In its 2006 review of exclusionary and zero-tolerance disciplinary policies, the American Psychological Association found no evidence that the use of suspension, expulsion, or zero- tolerance policies has resulted in improvements in student behavior or increases in school safety. They found that suspensions and expulsions are linked to an increased likelihood of future behavior problems, academic difficulty, detachment and dropout…. Economists estimate that raising high school graduation rates would decrease violent crime by 20% and property crime by 10%. The same economists find that each additional high school graduate would yield an average of $36,500 in lifetime cost savings to the public.Providing young people–particularly youth growing up in impoverished, segregated communities–with an effective and just education is obviously a good social investment, but policymakers seem to forget that it’s the backbone of a democratic society, too. It’s more politically palatable to treat children as the cause of the very social problems that education is supposed to relieve.
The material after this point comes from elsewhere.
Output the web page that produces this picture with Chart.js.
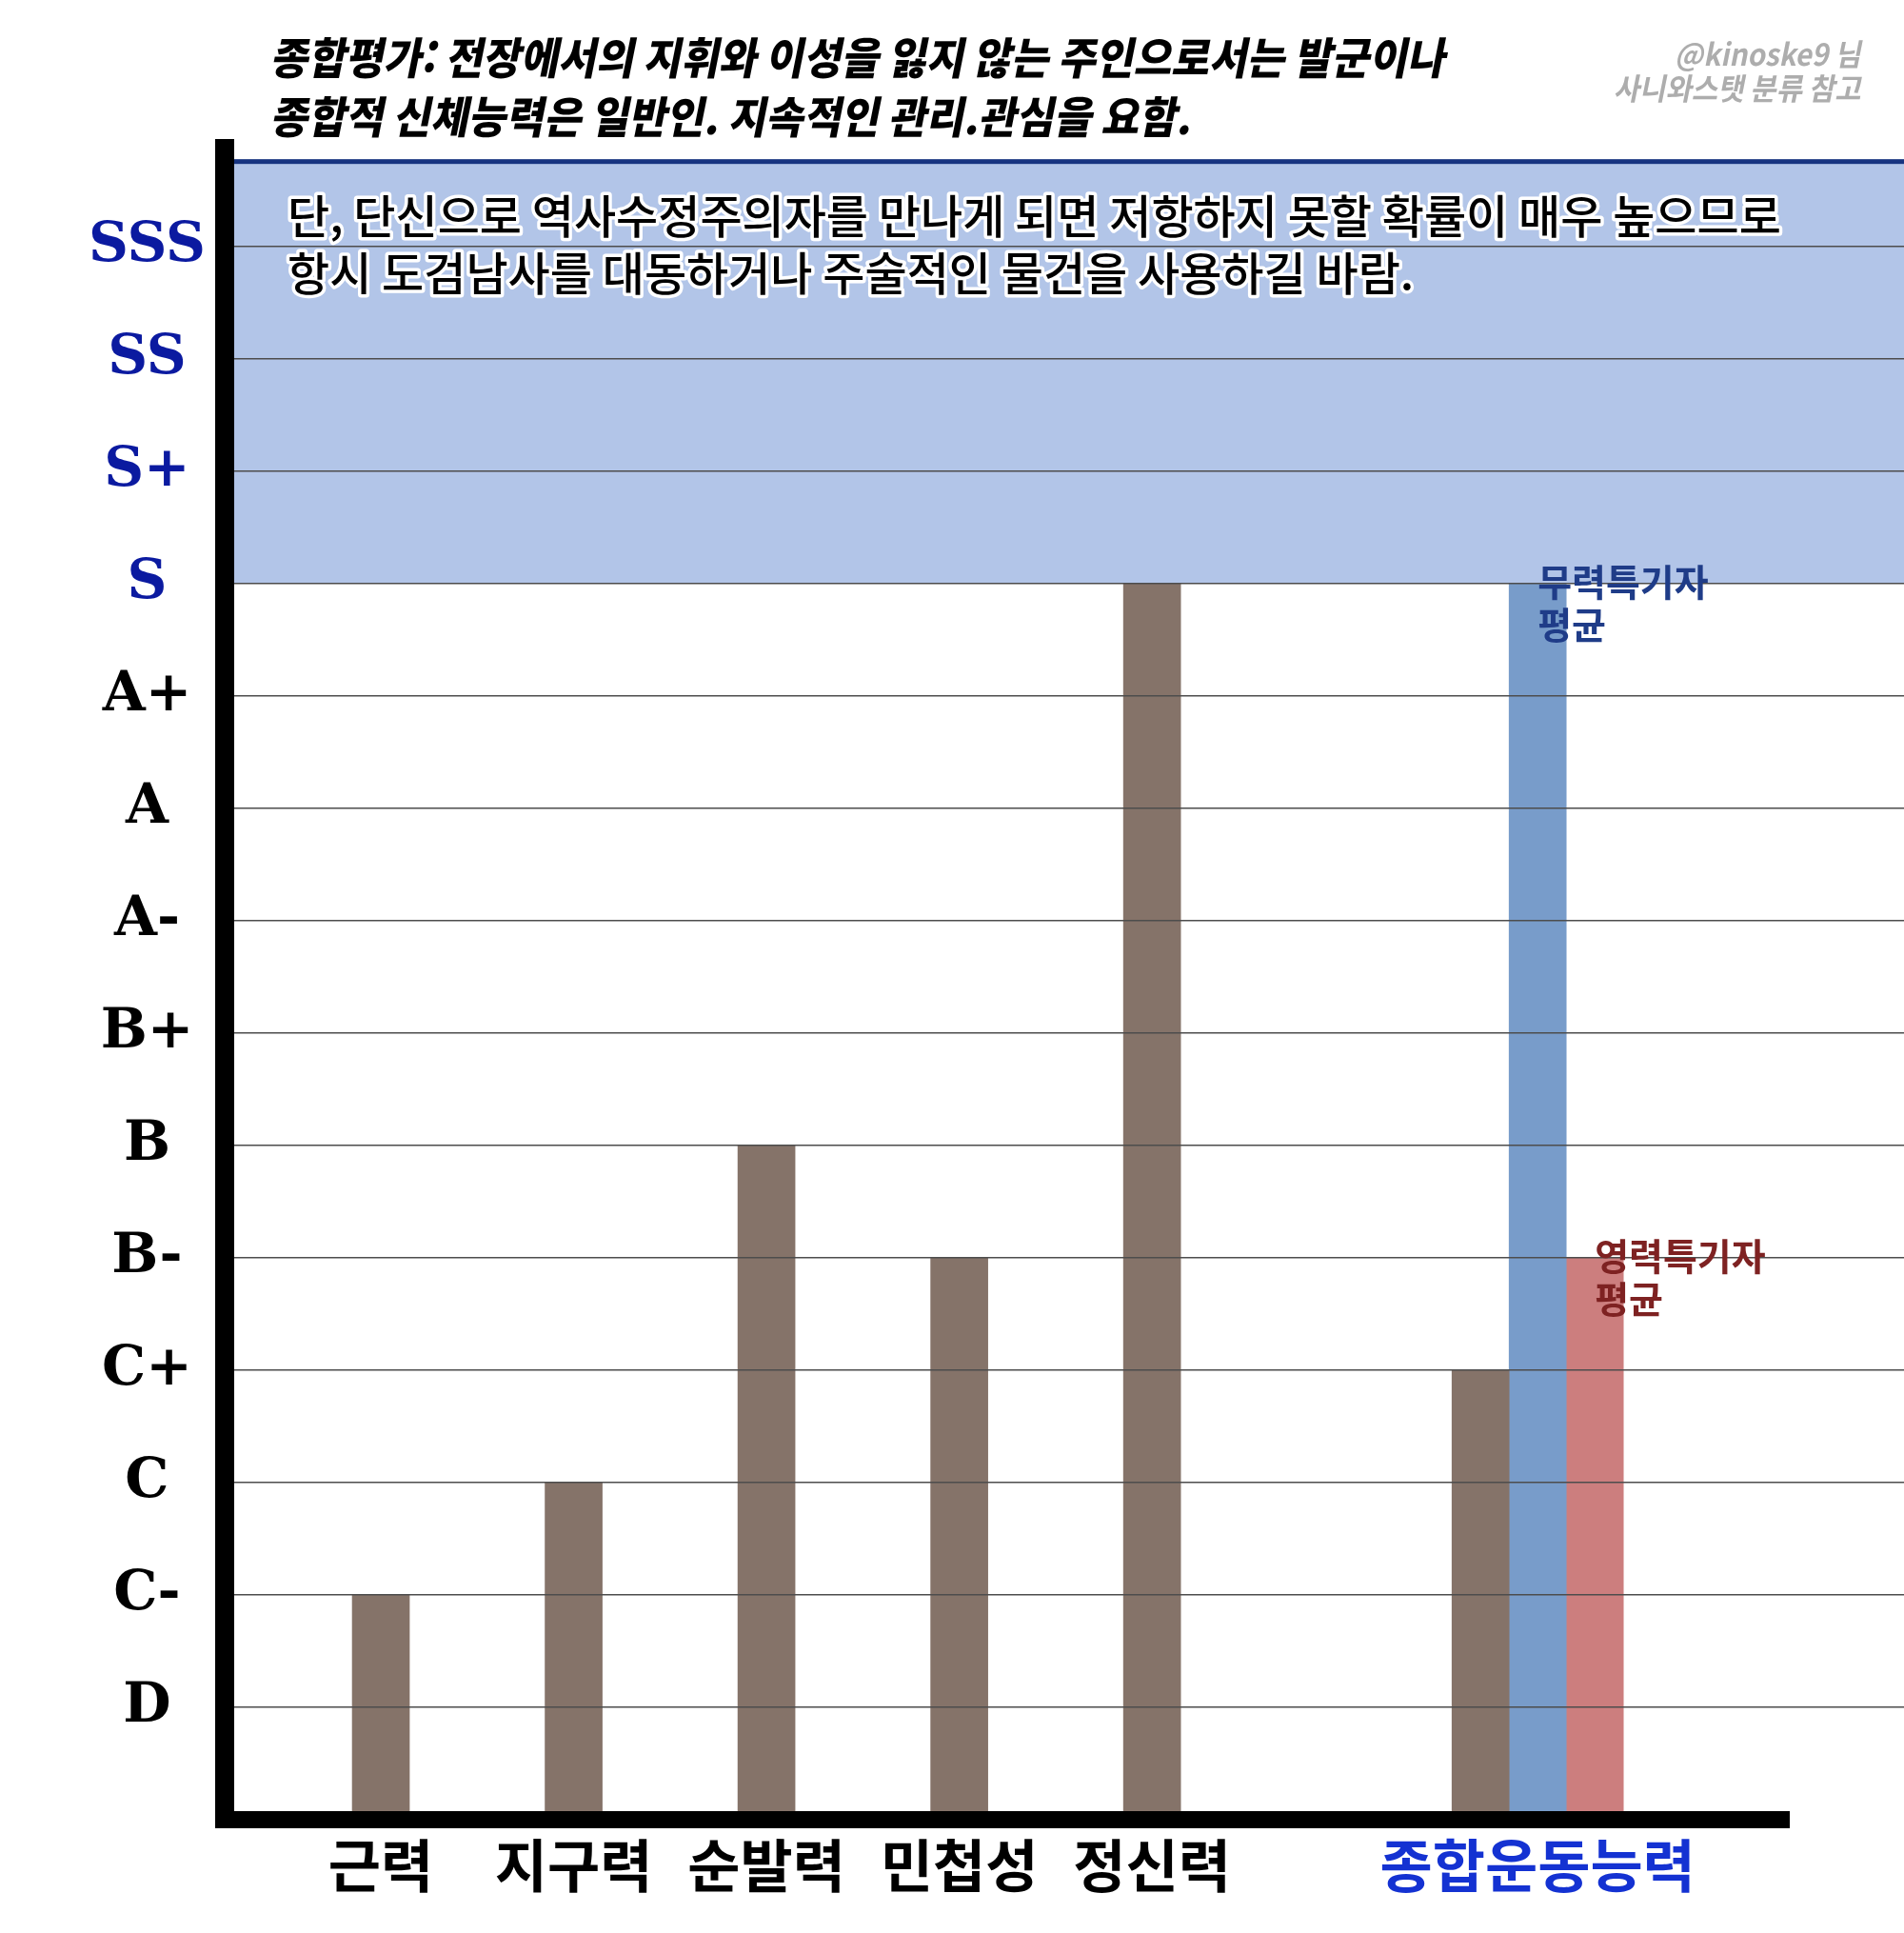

While the zero-tolerance attitude tends to breed crisis, the Dignity in Schools coalition is pushing a human rights framework in education. Taking a more holistic approach to discipline, violence and behavioral health, this paradigm envisions schools as communities that foster both intellectual and social development. This approach also requires equitable distribution of educational funding and services across communities, as well as the engagement of families and community members in shaping school policy. The campaign encourages educators to use new federal grant resources to help schools cope with violence and high dropout rates. The Obama admnistration’s Race to the Top program, designed to spur innovation in public schools, has been criticized by some education activists for potentially fostering corporate-style, test-heavy educational models. But progressive educators could draw down those resources to promote intervention strategies and support services that respect and restore disenfranchised youth. It’s not rocket science: the basic idea is that even in the toughest neighborhoods, where young people face closed doors at every turn, school should be the one place where a kid feels welcome.